Держа на голове кувшин с молоком, Перетта бежала в город на базар, а ее мечты бежали далеко впереди нее: конечно же, за кувшин чудесного молока она выручит столько денег, что сможет купить сто яиц; вырастить из них и выкормить сто цыплят не составит никаких трудов; сто курочек легко обменять на поросенка, и «расходов будет грош»; а за крупного и хорошего поросенка она выберет в городе коровку или бычка и будет радостно смотреть, как он прыгает на лугу среди стада… Тут счастливая обладательница упитанного рогатого хозяйства от радости подпрыгнула — и уронила кувшин.
Бедная Перетта! С отчаяньем глядит она на черепки, на разлитое молоко, на разбитый кувшин — на разбитые мечты о курочках, поросенке и бычке… Такой запечатлел молочницу мастер декоративной скульптуры русского классицизма П. П. Соколов. Вернее, не совсем.
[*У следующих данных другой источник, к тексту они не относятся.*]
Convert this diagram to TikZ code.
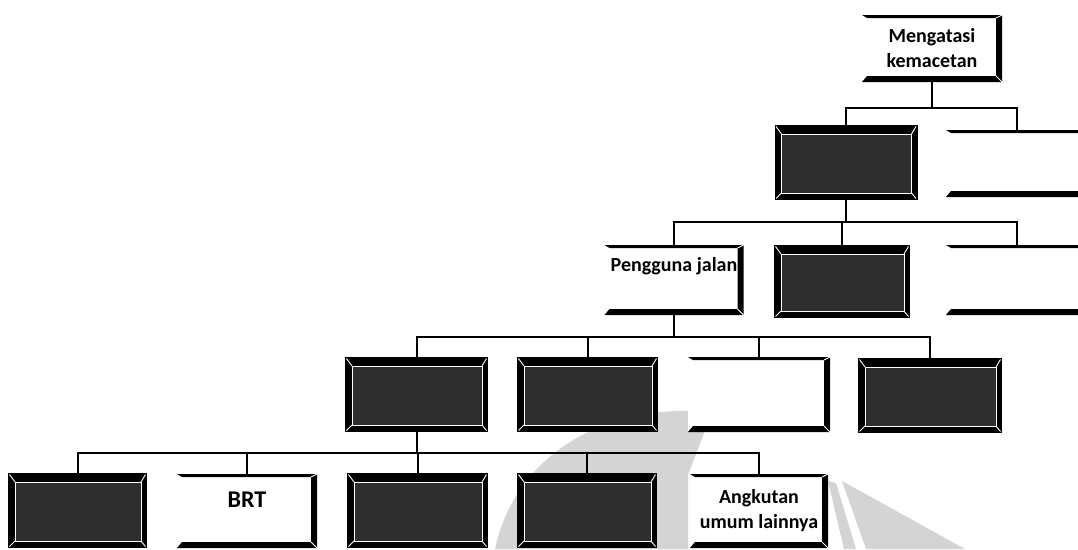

Следуя традициям искусства начала XIX столетия, он изобразил не простую французскую крестьянку, а самую настоящую античную нимфу, изысканную, печальную, трогательную и необъяснимо притягательную… Вот и Александр Сергеевич, вспомнив ее осенью 1830 года в Болдине, посвятил ей «античные» строки:
Урну с водой уронив, об утес ее дева разбила.Дева печальна сидит, праздный держа черепок.Чудо! не сякнет вода, изливаясь из урны разбитой;Дева, над вечной струей, вечно печальна сидит, —
словно «вечная струя», течет пушкинский стих. И нет уже мечтательницы Перетты, забыто назидание Лафонтена, даже прозаический кувшин не избежал чудесной метаморфозы! Ведь урна, круглая невысокая античная ваза с широким горлом, не простой сосуд. Лежащая на боку, с выливающейся из нее водой, она в искусстве и Древней Эллады, и эпохи Возрождения, и более позднего времени указывала на божество, обитающее в реке.